Ready to beat your competitors like a drum?  Start thinking like a prospective customer.  Your customers and prospects don’t live in a vacuum.  They are sophisticated shoppers.  Their perceptions of price, value, quality and service are actually very high.  What happens whey they compare you to the “other guy?”

Sometimes you can focus too much on what is special or unique about your own business that you forget about your competition.  And yet, your customers and prospects will see and read your competitors’ marketing materials along with yours.  They will talk to them on the phone.  They will price products, review guarantees, meet with sales staff.  You see, your customers are constantly conducting their own competitive analysis.

You need to be doing the same thing so that you can better understand what the customer sees.  You need to know where you stand in comparison to your competitors from the customer’s perspective.  Start conducting your competitive analysis the way your customer would.

Here are some questions to ask yourself:

1. How do my ads and promotions compare to my competition?

2. How do my other marketing materials compare?

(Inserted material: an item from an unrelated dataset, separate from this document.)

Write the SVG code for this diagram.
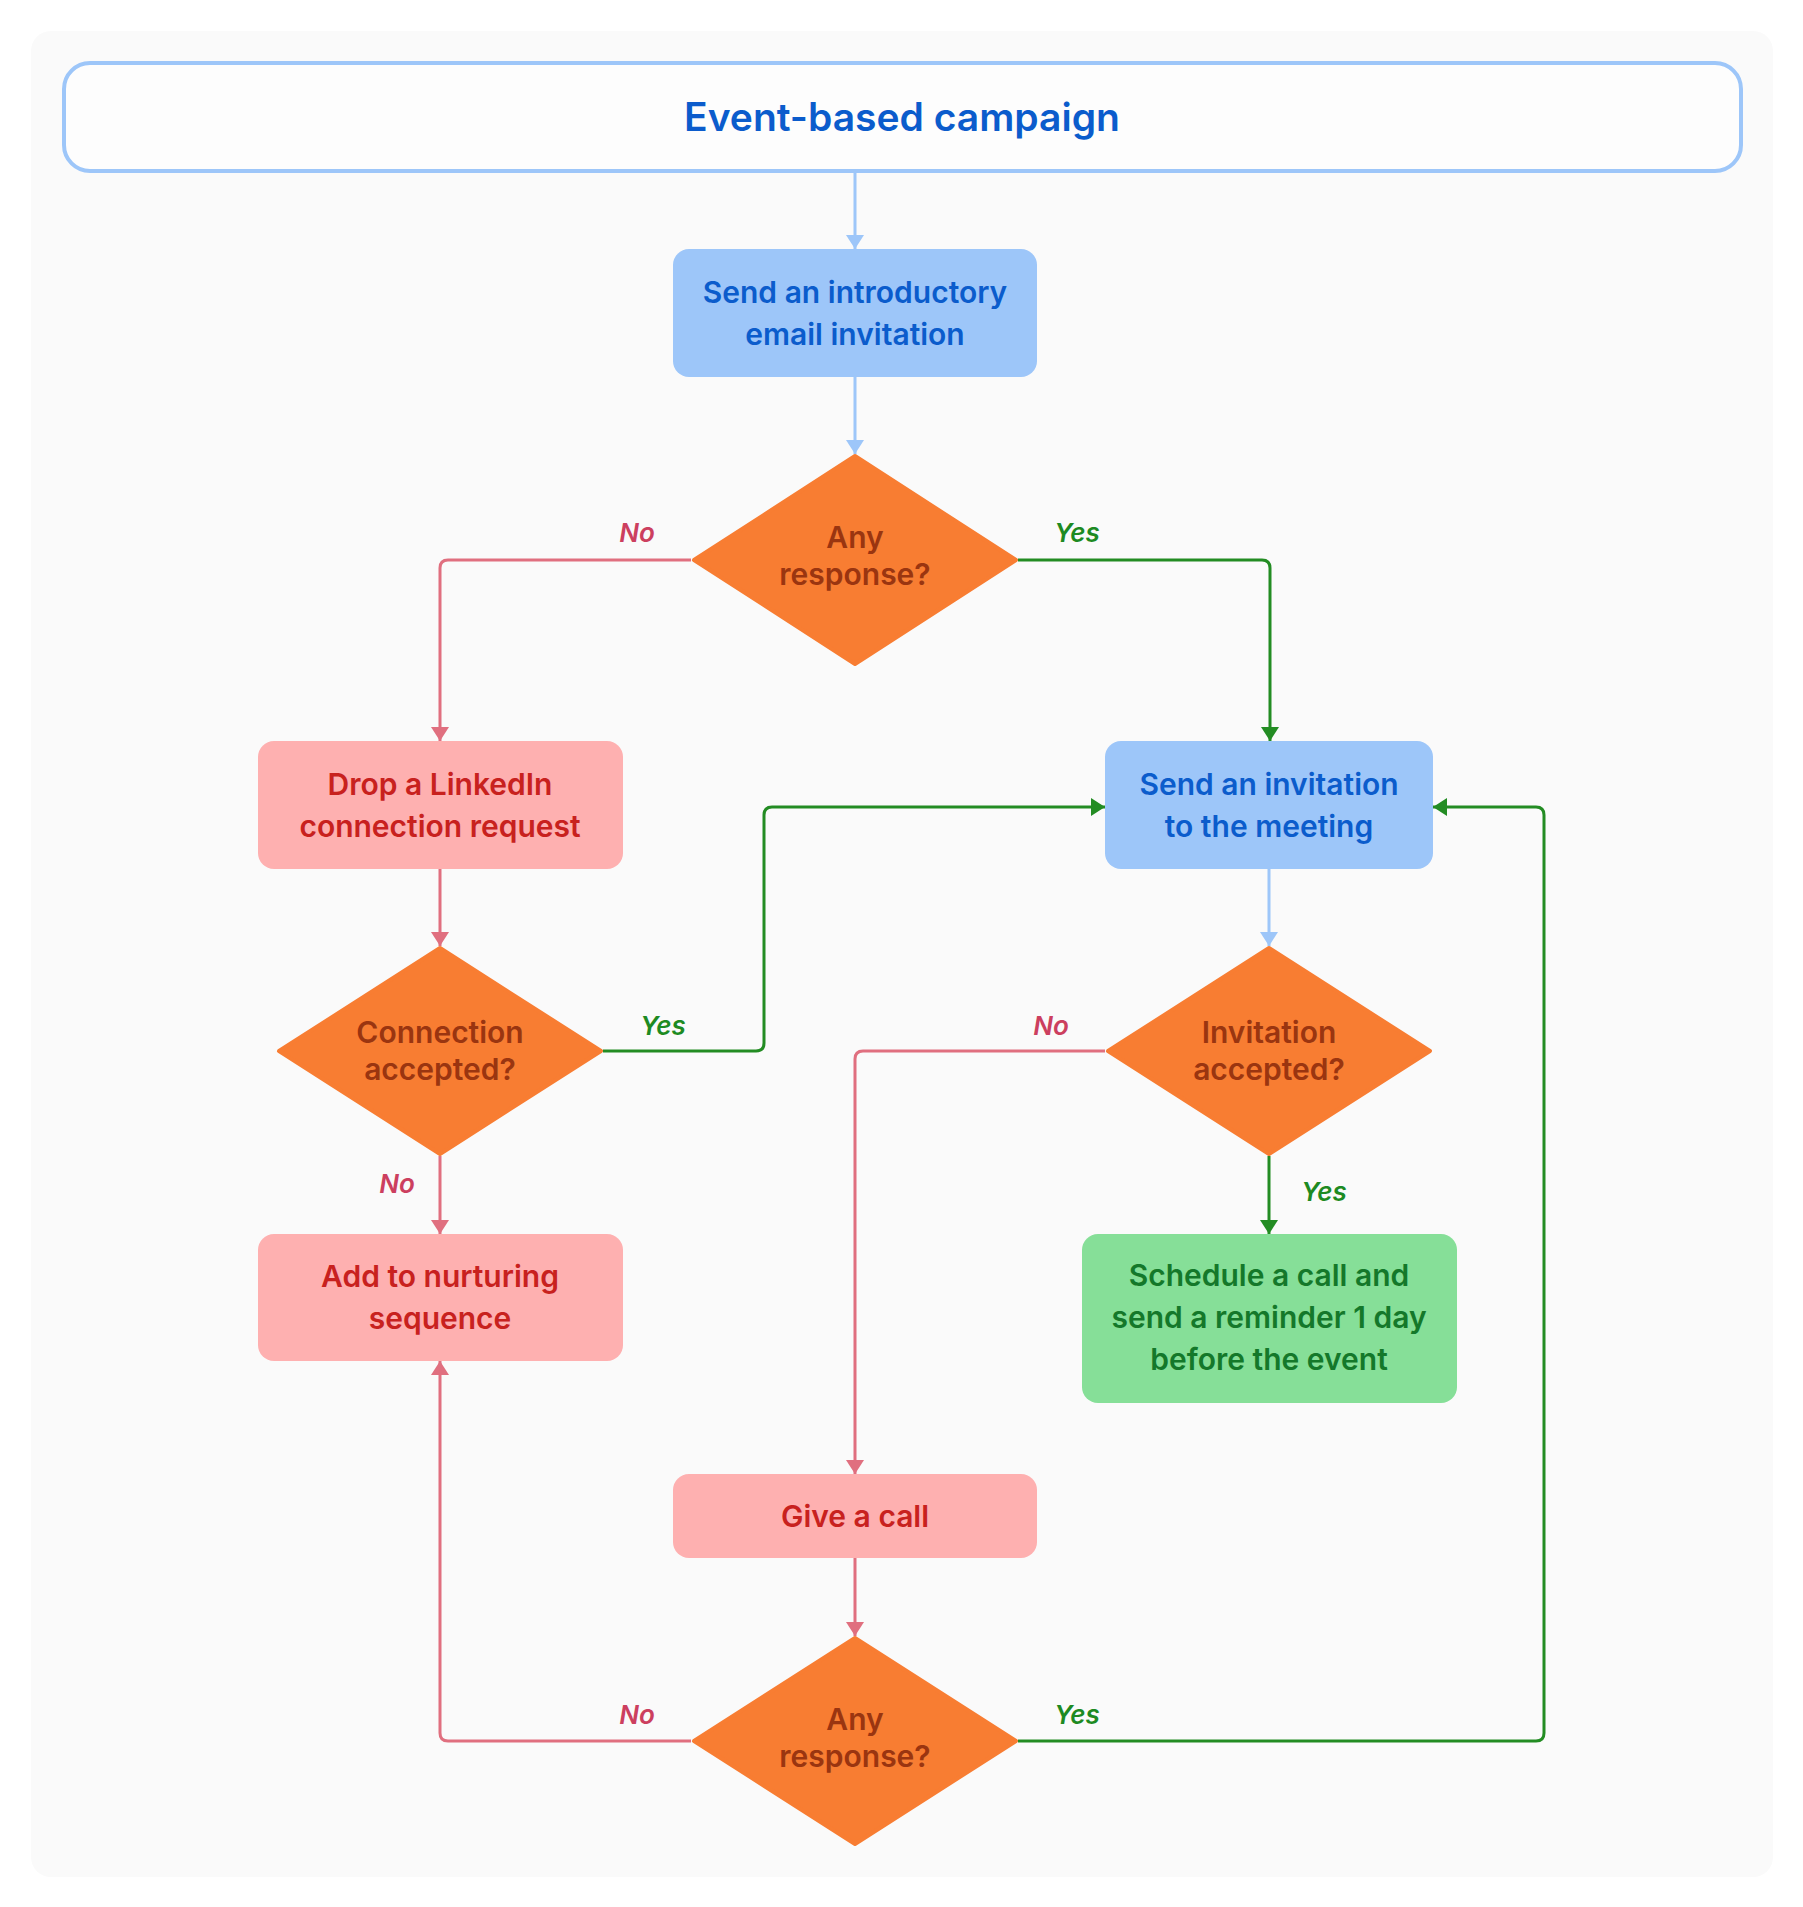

3. How are my competitors reaching my prospects?  Direct mail?  Incentives?  Specials?  Coupons?  Give-aways?  Call and ask!

4. How good are my phone operators compared to my competitors’?  How often do prospects wait on hold, or have to leave a message, or have to go through layers of automated messages?  How soon does my staff return a call?  And check how this compares to the “other guys” out there.

5. How good are my competitors’ sales staff?  What are their presentations like?

6. What time, volume or seasonal incentives does your competition hand out?

7. What’s the follow up like with my competitors?

8. How good is their offer?  How do they build value right into their offer?  What are their guarantees and return policies?  How good is their customer service?

9. What are they doing to stay in contact with customers?

10.  And finally, what do they do poorly?  Why do customers leave them and come to me or go somewhere else?